Leaving out the pictures, retype the lines from the beginning of the listing through the line containing "import * as".

» Material:
◆ ◆ ◆ ◆ ◆

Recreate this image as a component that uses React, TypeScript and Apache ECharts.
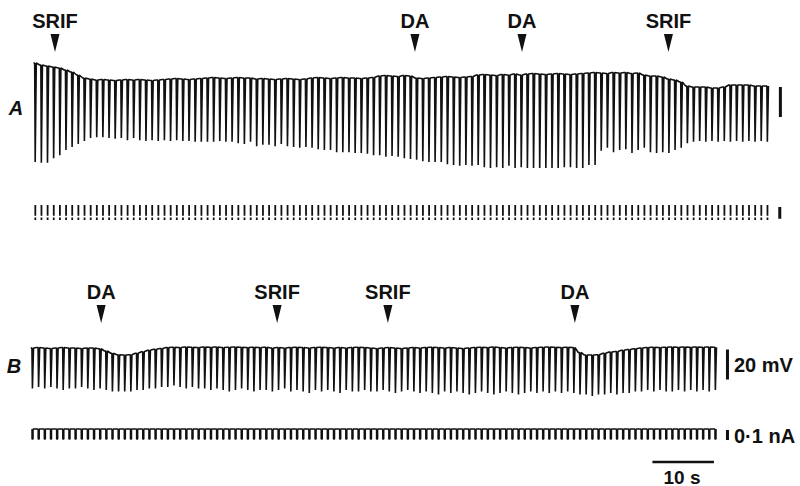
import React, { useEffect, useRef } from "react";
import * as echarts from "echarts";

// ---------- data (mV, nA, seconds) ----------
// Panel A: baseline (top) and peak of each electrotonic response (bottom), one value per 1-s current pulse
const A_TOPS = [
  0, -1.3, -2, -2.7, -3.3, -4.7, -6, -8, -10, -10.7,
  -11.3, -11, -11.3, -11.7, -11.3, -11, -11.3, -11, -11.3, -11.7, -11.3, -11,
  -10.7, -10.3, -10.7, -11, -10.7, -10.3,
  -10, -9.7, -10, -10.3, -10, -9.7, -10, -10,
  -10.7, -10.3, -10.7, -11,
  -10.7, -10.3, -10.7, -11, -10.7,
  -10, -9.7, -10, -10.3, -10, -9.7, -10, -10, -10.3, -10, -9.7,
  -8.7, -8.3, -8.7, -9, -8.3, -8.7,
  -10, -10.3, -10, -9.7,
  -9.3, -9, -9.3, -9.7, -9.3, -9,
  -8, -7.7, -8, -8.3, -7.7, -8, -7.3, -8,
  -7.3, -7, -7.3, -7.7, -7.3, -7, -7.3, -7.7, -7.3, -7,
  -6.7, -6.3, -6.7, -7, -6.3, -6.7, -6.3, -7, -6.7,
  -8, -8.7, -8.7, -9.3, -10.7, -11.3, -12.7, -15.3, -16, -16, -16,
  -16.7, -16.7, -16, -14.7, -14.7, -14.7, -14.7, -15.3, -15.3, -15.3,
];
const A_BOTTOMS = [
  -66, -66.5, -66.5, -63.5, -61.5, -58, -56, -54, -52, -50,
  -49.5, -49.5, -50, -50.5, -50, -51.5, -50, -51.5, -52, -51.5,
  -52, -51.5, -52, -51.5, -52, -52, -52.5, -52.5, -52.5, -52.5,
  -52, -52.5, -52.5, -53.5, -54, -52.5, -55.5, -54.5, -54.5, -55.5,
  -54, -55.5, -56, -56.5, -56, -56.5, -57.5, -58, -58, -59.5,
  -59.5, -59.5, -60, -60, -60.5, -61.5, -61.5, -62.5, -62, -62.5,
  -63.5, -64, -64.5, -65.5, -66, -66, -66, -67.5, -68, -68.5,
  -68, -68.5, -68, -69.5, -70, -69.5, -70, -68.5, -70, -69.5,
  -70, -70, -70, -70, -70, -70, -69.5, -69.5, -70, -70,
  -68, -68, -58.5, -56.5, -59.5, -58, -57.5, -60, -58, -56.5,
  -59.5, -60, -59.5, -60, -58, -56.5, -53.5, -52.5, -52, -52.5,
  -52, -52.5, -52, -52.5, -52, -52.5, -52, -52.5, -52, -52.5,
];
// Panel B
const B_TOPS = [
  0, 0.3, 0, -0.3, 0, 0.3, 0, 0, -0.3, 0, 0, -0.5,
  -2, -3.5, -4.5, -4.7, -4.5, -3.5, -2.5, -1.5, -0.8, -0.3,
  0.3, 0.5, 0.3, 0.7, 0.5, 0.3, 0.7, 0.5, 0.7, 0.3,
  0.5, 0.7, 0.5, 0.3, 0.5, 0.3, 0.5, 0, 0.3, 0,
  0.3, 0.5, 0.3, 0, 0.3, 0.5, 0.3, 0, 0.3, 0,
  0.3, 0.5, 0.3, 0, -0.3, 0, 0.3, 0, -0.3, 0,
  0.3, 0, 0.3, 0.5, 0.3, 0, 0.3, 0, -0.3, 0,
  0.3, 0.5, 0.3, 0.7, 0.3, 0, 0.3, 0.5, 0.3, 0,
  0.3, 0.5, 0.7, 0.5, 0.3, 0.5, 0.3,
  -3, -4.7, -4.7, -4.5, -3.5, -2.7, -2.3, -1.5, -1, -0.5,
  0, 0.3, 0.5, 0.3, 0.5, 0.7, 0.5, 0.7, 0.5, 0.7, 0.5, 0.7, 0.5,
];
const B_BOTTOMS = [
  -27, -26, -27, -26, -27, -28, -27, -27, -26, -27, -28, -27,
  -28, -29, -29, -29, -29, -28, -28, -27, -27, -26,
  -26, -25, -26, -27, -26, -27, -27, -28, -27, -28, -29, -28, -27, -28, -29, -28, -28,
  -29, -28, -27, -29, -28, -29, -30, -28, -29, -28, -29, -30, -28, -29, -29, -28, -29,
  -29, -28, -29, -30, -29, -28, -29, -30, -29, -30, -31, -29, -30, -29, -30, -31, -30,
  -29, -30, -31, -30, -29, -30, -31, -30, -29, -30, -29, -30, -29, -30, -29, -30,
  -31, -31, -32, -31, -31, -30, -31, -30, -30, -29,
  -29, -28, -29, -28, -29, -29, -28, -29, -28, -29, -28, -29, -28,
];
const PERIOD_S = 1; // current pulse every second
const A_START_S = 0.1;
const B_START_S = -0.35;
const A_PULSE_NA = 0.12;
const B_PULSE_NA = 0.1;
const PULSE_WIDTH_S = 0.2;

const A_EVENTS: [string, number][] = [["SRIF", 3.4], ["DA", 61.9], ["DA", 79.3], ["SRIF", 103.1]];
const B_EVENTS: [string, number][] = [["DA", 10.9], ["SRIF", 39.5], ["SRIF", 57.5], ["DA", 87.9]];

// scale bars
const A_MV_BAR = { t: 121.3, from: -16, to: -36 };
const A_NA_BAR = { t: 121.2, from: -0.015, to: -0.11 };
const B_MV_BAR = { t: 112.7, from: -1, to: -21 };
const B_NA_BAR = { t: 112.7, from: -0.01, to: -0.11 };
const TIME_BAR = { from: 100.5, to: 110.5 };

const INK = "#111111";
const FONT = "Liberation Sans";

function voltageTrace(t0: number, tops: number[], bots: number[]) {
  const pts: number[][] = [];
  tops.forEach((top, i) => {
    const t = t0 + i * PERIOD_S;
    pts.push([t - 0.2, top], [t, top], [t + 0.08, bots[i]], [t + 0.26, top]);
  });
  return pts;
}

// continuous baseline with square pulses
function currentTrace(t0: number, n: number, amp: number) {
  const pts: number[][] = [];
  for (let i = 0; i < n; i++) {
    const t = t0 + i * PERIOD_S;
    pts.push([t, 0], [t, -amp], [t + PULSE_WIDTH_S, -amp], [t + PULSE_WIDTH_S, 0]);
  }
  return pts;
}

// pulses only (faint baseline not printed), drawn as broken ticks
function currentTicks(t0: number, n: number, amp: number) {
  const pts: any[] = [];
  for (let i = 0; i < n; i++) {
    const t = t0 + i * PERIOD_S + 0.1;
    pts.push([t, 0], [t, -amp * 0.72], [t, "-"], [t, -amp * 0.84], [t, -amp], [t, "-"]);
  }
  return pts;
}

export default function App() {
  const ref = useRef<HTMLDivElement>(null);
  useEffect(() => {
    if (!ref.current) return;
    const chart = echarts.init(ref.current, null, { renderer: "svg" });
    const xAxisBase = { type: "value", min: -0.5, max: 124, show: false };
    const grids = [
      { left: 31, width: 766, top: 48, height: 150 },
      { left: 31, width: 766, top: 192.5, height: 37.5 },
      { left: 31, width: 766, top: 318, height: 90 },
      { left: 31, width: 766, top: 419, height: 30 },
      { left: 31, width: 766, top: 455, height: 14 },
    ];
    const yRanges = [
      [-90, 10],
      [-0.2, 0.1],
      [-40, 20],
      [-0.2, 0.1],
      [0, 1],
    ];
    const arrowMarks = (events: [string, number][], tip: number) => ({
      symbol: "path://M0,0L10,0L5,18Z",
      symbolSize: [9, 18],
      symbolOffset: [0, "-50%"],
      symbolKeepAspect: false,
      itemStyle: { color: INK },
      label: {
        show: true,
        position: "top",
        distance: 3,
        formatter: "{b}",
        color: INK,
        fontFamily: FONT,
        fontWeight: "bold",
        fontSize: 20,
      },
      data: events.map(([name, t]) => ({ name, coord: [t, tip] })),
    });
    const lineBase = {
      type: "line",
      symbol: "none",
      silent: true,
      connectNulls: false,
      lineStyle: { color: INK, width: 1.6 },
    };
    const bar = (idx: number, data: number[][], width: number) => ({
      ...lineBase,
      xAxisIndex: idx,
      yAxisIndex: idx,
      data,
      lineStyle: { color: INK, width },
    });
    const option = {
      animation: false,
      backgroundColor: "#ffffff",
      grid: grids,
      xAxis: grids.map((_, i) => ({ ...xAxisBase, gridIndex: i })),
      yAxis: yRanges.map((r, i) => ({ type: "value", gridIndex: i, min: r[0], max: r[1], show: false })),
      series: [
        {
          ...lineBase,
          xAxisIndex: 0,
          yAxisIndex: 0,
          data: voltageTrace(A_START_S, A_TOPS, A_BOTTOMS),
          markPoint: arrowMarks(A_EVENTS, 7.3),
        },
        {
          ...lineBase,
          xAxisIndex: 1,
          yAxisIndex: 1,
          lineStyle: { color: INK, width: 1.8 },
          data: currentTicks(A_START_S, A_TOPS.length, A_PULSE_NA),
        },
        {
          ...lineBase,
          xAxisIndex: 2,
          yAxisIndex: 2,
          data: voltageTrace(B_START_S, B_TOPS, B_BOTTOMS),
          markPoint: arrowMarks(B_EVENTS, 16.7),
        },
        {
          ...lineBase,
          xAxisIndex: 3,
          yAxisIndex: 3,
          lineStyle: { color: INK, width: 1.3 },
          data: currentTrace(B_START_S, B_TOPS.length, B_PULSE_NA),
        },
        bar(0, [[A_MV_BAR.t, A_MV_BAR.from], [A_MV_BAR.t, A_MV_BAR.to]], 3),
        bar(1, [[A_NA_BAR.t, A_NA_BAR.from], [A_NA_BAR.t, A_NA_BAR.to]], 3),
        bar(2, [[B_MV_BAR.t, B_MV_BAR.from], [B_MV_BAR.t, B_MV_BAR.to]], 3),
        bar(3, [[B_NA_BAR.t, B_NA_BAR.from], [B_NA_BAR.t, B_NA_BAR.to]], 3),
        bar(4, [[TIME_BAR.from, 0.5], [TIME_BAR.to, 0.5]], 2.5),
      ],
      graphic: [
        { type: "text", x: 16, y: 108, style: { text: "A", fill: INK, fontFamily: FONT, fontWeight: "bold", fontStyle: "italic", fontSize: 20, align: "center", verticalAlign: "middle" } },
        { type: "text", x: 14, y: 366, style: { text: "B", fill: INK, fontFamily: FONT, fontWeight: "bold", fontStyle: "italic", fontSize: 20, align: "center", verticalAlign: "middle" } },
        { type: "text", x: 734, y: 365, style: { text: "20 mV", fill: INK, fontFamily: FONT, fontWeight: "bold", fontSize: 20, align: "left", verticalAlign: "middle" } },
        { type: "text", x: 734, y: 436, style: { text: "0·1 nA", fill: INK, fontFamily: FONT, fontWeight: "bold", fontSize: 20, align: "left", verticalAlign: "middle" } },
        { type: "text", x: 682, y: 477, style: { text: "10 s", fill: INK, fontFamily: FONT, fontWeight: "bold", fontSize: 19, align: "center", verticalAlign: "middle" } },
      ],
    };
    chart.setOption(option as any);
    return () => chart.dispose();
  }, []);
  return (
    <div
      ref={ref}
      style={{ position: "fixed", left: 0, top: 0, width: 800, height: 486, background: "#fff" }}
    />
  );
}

◆ ◆ ◆ ◆ ◆

» Result of the task:
Recreate this image as a component that uses React, TypeScript and Apache ECharts.
import React, { useEffect, useRef } from "react";
import * as echarts from "echarts";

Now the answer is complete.